Dead of Night

by Mary Blayney, J. D. Robb, Ruth Ryan Langan, Mary Kay McComas

Jove

Paranormal Romance: Anthology

October 30, 2007

ISBN-13: 0515143677

Available in: Paperback

Dead of Night
by Mary Blayney, J. D. Robb, Ruth Ryan Langan, Mary Kay McComas

Nora Roberts, writing as J.D. Robb, puts futuristic lieutenant Eve Dallas in a supernatural showdown with a most seductive criminal: a vampire.

An ancient coin whisks an American woman and a modern-day earl into the past—and into each other's arms—in a stirring tale from Mary Blayney.

When a city girl visits a Scottish castle in Ruth Ryan Langan's story, she is thrust into a timeless romance with a mighty Highland laird.

And Mary Kay McComas gives an unhappy wife a magic-carpet ride into an alternate reality to show her the grass isn't always greener.



Mary Blayney's Bio

I have been writing both contemporary and regency romances since 1986, though my writing began in earnest at age fourteen when I drafted a script for my favorite TV show. While my attempt never made it to the small screen, I eventually pursued writing as a career, first with contemporary romances for Silhouette and later with historicals set in the Regency period.

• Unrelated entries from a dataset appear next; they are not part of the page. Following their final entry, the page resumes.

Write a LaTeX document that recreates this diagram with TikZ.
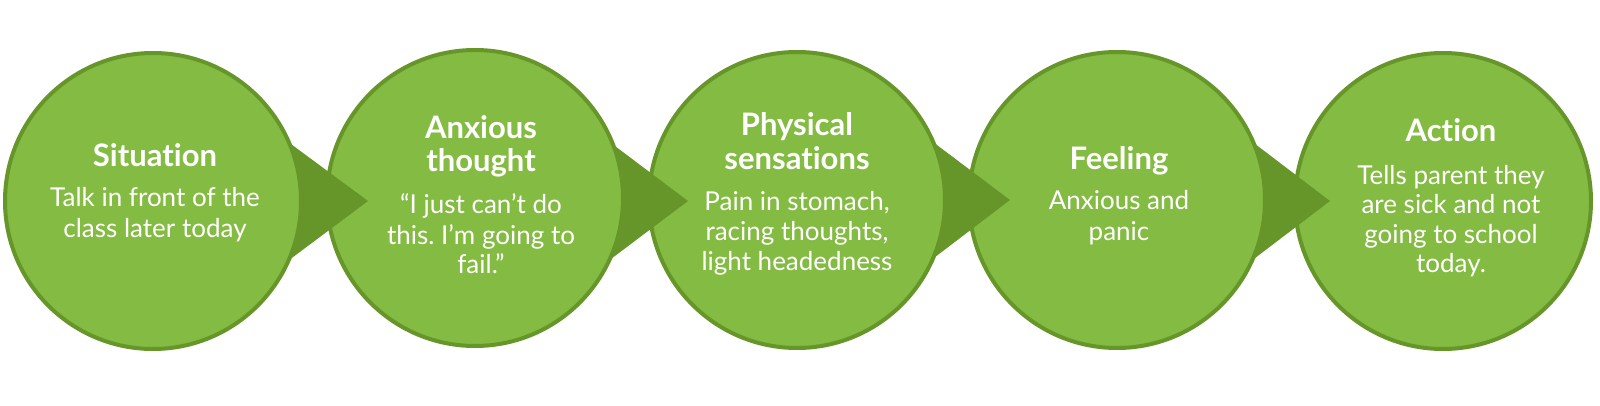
\documentclass[tikz,border=0pt]{standalone}
\usepackage{fontspec}
\setmainfont{Lato}[Ligatures={NoCommon}]
\usetikzlibrary{calc}
\definecolor{leaf}{HTML}{84BB42}
\definecolor{moss}{HTML}{669629}
\tikzset{
  bubble/.style={circle, draw=moss, fill=leaf, line width=4pt, minimum size=296pt, inner sep=0pt},
  pointer/.style={fill=moss, draw=none},
  ttl/.style={text=white, anchor=base, inner sep=0pt, font=\fontsize{31}{33}\selectfont\bfseries},
  bdy/.style={text=white, anchor=base, inner sep=0pt, font=\fontsize{26}{30}\selectfont},
}
\frenchspacing
\begin{document}
\begin{tikzpicture}[x=1pt,y=-1pt]
\useasboundingbox (0,0) rectangle (1600,406);
\coordinate (p1) at (153,201);
\coordinate (p2) at (475,198);
\coordinate (p3) at (797,200);
\coordinate (p4) at (1117,200);
\coordinate (p5) at (1443,201);
% right to left so each pointer sits over the next bubble and under its own
\node[bubble] (c5) at (p5) {};
\fill[pointer] ($(p4)+(100,-85)$) coordinate (a4) -- ($(p4)+(213,1)$) coordinate (b4) -- ($(p4)+(100,87)$) -- cycle;
\node[bubble] (c4) at (p4) {};
\fill[pointer] ($(p3)+(100,-85)$) coordinate (a3) -- ($(p3)+(213,0)$) coordinate (b3) -- ($(p3)+(100,86)$) -- cycle;
\node[bubble] (c3) at (p3) {};
\fill[pointer] ($(p2)+(100,-82)$) coordinate (a2) -- ($(p2)+(213,3)$) coordinate (b2) -- ($(p2)+(100,88)$) -- cycle;
\node[bubble] (c2) at (p2) {};
\fill[pointer] ($(p1)+(100,-85)$) coordinate (a1) -- ($(p1)+(215,0)$) coordinate (b1) -- ($(p1)+(100,86)$) -- cycle;
\node[bubble] (c1) at (p1) {};
% texts
\node[ttl] (t1a) at (155,167) {Situation};
\node[bdy] (t1b) at (155,207) {Talk in front of the};
\node[bdy] (t1c) at (155,237) {class later today};
\node[ttl] (t2a) at (481,139) {Anxious};
\node[ttl] (t2b) at (481,172) {thought};
\node[bdy] (t2c) at (481,214) {“I just can’t do};
\node[bdy] (t2d) at (481,244) {this. I’m going to};
\node[bdy] (t2e) at (481,273) {fail.”};
\node[ttl] (t3a) at (797,136) {Physical};
\node[ttl] (t3b) at (797,170) {sensations};
\node[bdy] (t3c) at (797,211) {Pain in stomach,};
\node[bdy] (t3d) at (797,240) {racing thoughts,};
\node[bdy] (t3e) at (797,270) {light headedness};
\node[ttl] (t4a) at (1119,170) {Feeling};
\node[bdy] (t4b) at (1119,210) {Anxious and};
\node[bdy] (t4c) at (1119,240) {panic};
\node[ttl] (t5a) at (1451,142) {Action};
\node[bdy] (t5b) at (1451,185) {Tells parent they};
\node[bdy] (t5c) at (1451,214) {are sick and not};
\node[bdy] (t5d) at (1451,243) {going to school};
\node[bdy] (t5e) at (1451,272) {today.};
\end{tikzpicture}
\end{document}
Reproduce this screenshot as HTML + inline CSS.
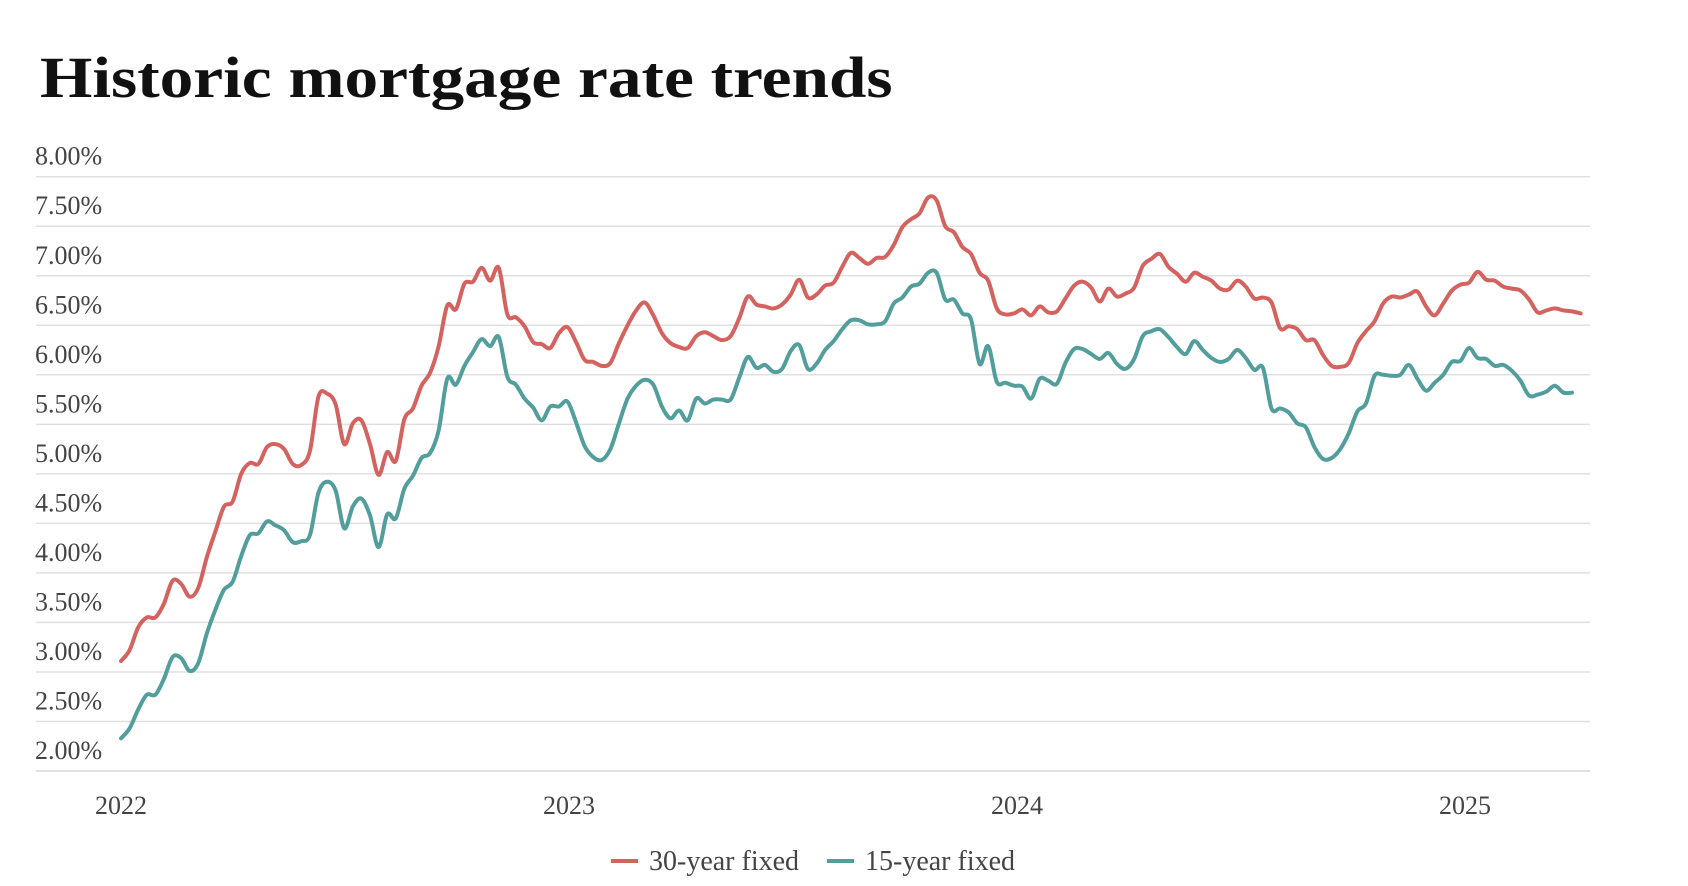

Raised on the East Coast, my life changed dramatically when I married Paul Blayney. Within six months we moved to a Coast Guard Base in Kodiak, Alaska. It was the first time I had ever been off the east coast. Over the years we lived all over the US including San Francisco; Muskegon, Michigan; San Juan, Puerto Rico and Seattle. Paul's career gave me the opportunity to experience, in a personal way, the Coast Guard's search and rescue mission where life and death are no more than a breath apart. These events shape my belief that life is best lived with joy, love and a generous heart. Those convictions are what I most want to share with my readers. Family will always play a strong part in my books since, for me, family relationships are as fundamental as the love between a man and a woman.

Always interested in books about relationships, I chose romance when I began writing because it was one of the few literary forms that welcomed a happy ending. Times have changed and many romance writers have moved on to other genres taking the happy ending with them. As for my plans, I still have dozens of stories to tell in the historical romance genre and anticipate writing Regency-set stories for years to come.